▶ _SOURCE MATERIAL_
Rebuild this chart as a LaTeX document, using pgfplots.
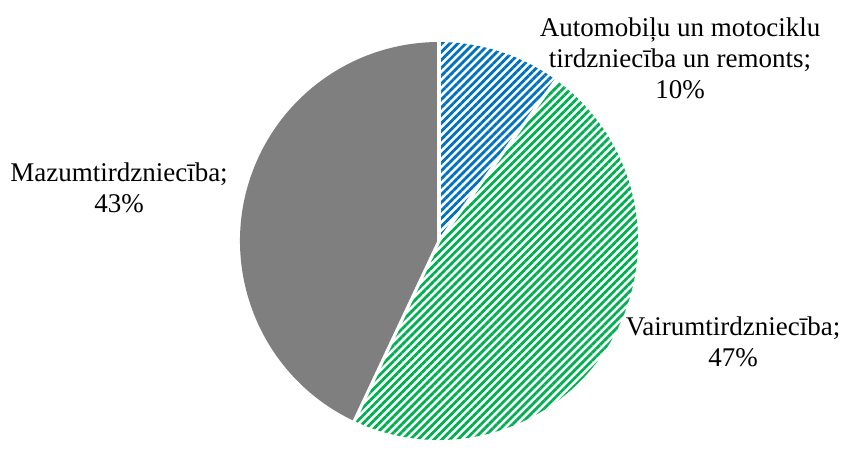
\documentclass[border=0pt]{standalone}
\usepackage{pgfplots}
\pgfplotsset{compat=1.18}
\usepackage{pgfplotstable}
\usepackage{fontspec}
\setmainfont{Liberation Serif}
\usetikzlibrary{patterns.meta}

\definecolor{autoblue}{HTML}{0070C0}
\definecolor{wholegreen}{HTML}{00B050}
\definecolor{retailgray}{HTML}{7F7F7F}

% shares in percent, clockwise from 12 o'clock
\pgfplotstableread{
share
10
47
43
}\shares

\pgfplotstablegetelem{0}{share}\of\shares \let\shareA\pgfplotsretval
\pgfplotstablegetelem{1}{share}\of\shares \let\shareB\pgfplotsretval
\pgfplotstablegetelem{2}{share}\of\shares \let\shareC\pgfplotsretval
\pgfmathsetmacro{\angA}{90}
\pgfmathsetmacro{\angB}{90-3.6*\shareA}
\pgfmathsetmacro{\angC}{\angB-3.6*\shareB}
\pgfmathsetmacro{\angD}{\angC-3.6*\shareC}
\def\pieR{99.5pt}
\tikzset{lbl/.style={align=center, font=\fontsize{13.5}{15.5}\selectfont, inner sep=0pt},
  hatch/.style={pattern={Lines[angle=45,distance=2.8pt,line width=1.4pt]}}}

\begin{document}
\begin{tikzpicture}
\begin{axis}[
    width=422pt, height=219.5pt,
    scale only axis,
    xmin=0, xmax=844, ymin=0, ymax=439,
    y dir=reverse,
    hide axis,
    clip=false,
]
\path (axis cs:0,0) rectangle (axis cs:844,439);
\fill[hatch, pattern color=autoblue]
    (axis cs:439,241) -- ++(\angA:\pieR) arc[start angle=\angA, end angle=\angB, radius=\pieR] -- cycle;
\fill[hatch, pattern color=wholegreen]
    (axis cs:439,241) -- ++(\angB:\pieR) arc[start angle=\angB, end angle=\angC, radius=\pieR] -- cycle;
\fill[retailgray]
    (axis cs:439,241) -- ++(\angC:\pieR) arc[start angle=\angC, end angle=\angD, radius=\pieR] -- cycle;
\draw[white, line width=1.6pt] (axis cs:439,241) -- ++(\angA:101pt);
\draw[white, line width=1.6pt] (axis cs:439,241) -- ++(\angB:101pt);
\draw[white, line width=1.6pt] (axis cs:439,241) -- ++(\angC:101pt);

\node[lbl] at (axis cs:680,58) {Automobiļu un motociklu\\tirdzniecība un remonts;\\10\%};
\node[lbl] at (axis cs:119,188) {Mazumtirdzniecība;\\43\%};
\node[lbl] at (axis cs:733,342) {Vairumtirdzniecība;\\47\%};
\end{axis}
\end{tikzpicture}
\end{document}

▶ _TASK DESCRIPTION_
From the data above, write out everything exactly except the pictures.

▶ _TASK OUTPUT_
Rebuild this chart as a LaTeX document, using pgfplots.
\documentclass[border=0pt]{standalone}
\usepackage{pgfplots}
\pgfplotsset{compat=1.18}
\usepackage{pgfplotstable}
\usepackage{fontspec}
\setmainfont{Liberation Serif}
\usetikzlibrary{patterns.meta}

\definecolor{autoblue}{HTML}{0070C0}
\definecolor{wholegreen}{HTML}{00B050}
\definecolor{retailgray}{HTML}{7F7F7F}

% shares in percent, clockwise from 12 o'clock
\pgfplotstableread{
share
10
47
43
}\shares

\pgfplotstablegetelem{0}{share}\of\shares \let\shareA\pgfplotsretval
\pgfplotstablegetelem{1}{share}\of\shares \let\shareB\pgfplotsretval
\pgfplotstablegetelem{2}{share}\of\shares \let\shareC\pgfplotsretval
\pgfmathsetmacro{\angA}{90}
\pgfmathsetmacro{\angB}{90-3.6*\shareA}
\pgfmathsetmacro{\angC}{\angB-3.6*\shareB}
\pgfmathsetmacro{\angD}{\angC-3.6*\shareC}
\def\pieR{99.5pt}
\tikzset{lbl/.style={align=center, font=\fontsize{13.5}{15.5}\selectfont, inner sep=0pt},
  hatch/.style={pattern={Lines[angle=45,distance=2.8pt,line width=1.4pt]}}}

\begin{document}
\begin{tikzpicture}
\begin{axis}[
    width=422pt, height=219.5pt,
    scale only axis,
    xmin=0, xmax=844, ymin=0, ymax=439,
    y dir=reverse,
    hide axis,
    clip=false,
]
\path (axis cs:0,0) rectangle (axis cs:844,439);
\fill[hatch, pattern color=autoblue]
    (axis cs:439,241) -- ++(\angA:\pieR) arc[start angle=\angA, end angle=\angB, radius=\pieR] -- cycle;
\fill[hatch, pattern color=wholegreen]
    (axis cs:439,241) -- ++(\angB:\pieR) arc[start angle=\angB, end angle=\angC, radius=\pieR] -- cycle;
\fill[retailgray]
    (axis cs:439,241) -- ++(\angC:\pieR) arc[start angle=\angC, end angle=\angD, radius=\pieR] -- cycle;
\draw[white, line width=1.6pt] (axis cs:439,241) -- ++(\angA:101pt);
\draw[white, line width=1.6pt] (axis cs:439,241) -- ++(\angB:101pt);
\draw[white, line width=1.6pt] (axis cs:439,241) -- ++(\angC:101pt);

\node[lbl] at (axis cs:680,58) {Automobiļu un motociklu\\tirdzniecība un remonts;\\10\%};
\node[lbl] at (axis cs:119,188) {Mazumtirdzniecība;\\43\%};
\node[lbl] at (axis cs:733,342) {Vairumtirdzniecība;\\47\%};
\end{axis}
\end{tikzpicture}
\end{document}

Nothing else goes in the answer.